I think Cirquerider really hits the nail on the head with this comment/definition.


"Is knee angulation bad?"  Of  course not.  Possibly a better question would be, "how much knee angulation is needed and when is it need in relationship to the location of the turn"?  I'd say it depends on the desired outcome.


I believe angulation is generated by the varied rotation of 4 components, hip/knee/ankle/foot and is used to gain/develop edge angles (tipping), vary or tighten the turn radius and facilitate fore/aft edge pressuring (torque).  Generating angulation is all about creating, loading and controling edge pressure and angles so the ski will turn. 


BTW, really good thread here.  I think the reason the comments are so varied is that "generating angulation" is quite variable and the amount and combination of mechanical movements is really dependent on the desired intent/outcome/need of the turn. 

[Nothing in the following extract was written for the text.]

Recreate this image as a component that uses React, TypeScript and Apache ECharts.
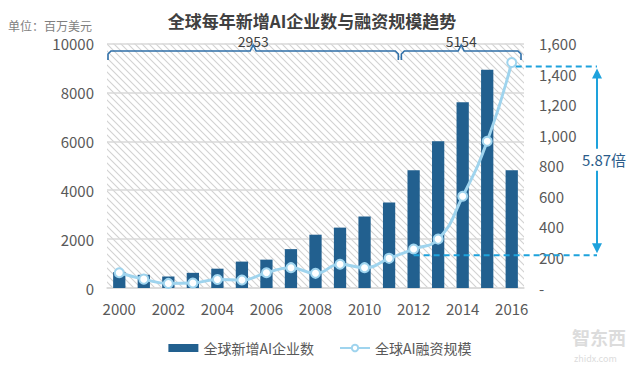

As seen in the OP's video, generating knee angulation early in the turn results in higher edge angles in the high C and increased pressure to the shovel edges which tightens the turns radius and shortens the arc length.  The shovel edges are hooked up throughout the turn, but the tails are brushing at the bottom of the turn.  If the skiers added more ankle rotation/extension and foot twist throughout the turn, the radius would be even tighter and the arc length even shorter, which would result in a "rounder" turn where their bodies stayed more in the fall line and the skis would come across the fall line quicker and at sharper angles.


I'm  way out of my league when it comes to racing gates, but it looks to me, when comparing Ted to Bodie, Bodie is slightly late at the gate as his skis are still leaving the fall line, where Ted's are already returning.  I believe Bodie is seen generating knee angulation here and probably rolling his ankle to in an effort to develop torque to increase shovel edge pressure tighten the turns radius.







bud h wrote:
I have heard the argument many times that the foot/ankle can not angulate or twist but it is an easy fact to prove!


I agree and there is no doubt the ankle can angulate.  I think the ankle does 3 things, it rotates, angulates and flexes/extends.  I refer to it as "rolling" the ankle over, but i admit that description over simplifies the movements and we can see any of them, which makes describing these vital movements so difficult and understanding them so complex.


I could never execute this turn in this location without knee angulation, a lot of it is certainly not "bad thing" in this instance and I could never get my skis to come across the fall line this sharply down the backside of a mogul without ankle angulation either.




Edited by Nailbender - 3/24/11 at 12:38am
post #95 of 95

Hi Bud, the point I was making was the joints below the ankle are largely responsible for the lateral movemtents you mentioned. I would add that standing on the foot and rolling the ankles laterally produces a different outcome because the talus and distal end of the Tibia are laterally displaced, not the sole of the foot. Ergo the commonand quite descriptive  medical term; rolling the ankle(s). Beyond that I agree that regardless of what we call it, the move is important for exactly the reasons you mentioned. If I could ask, you deal with posted and non posted footbeds on a much more regular basis and I would love it if you could comment on how this effects our lateral RoM inside the boot. Thanks in advance for your contributions.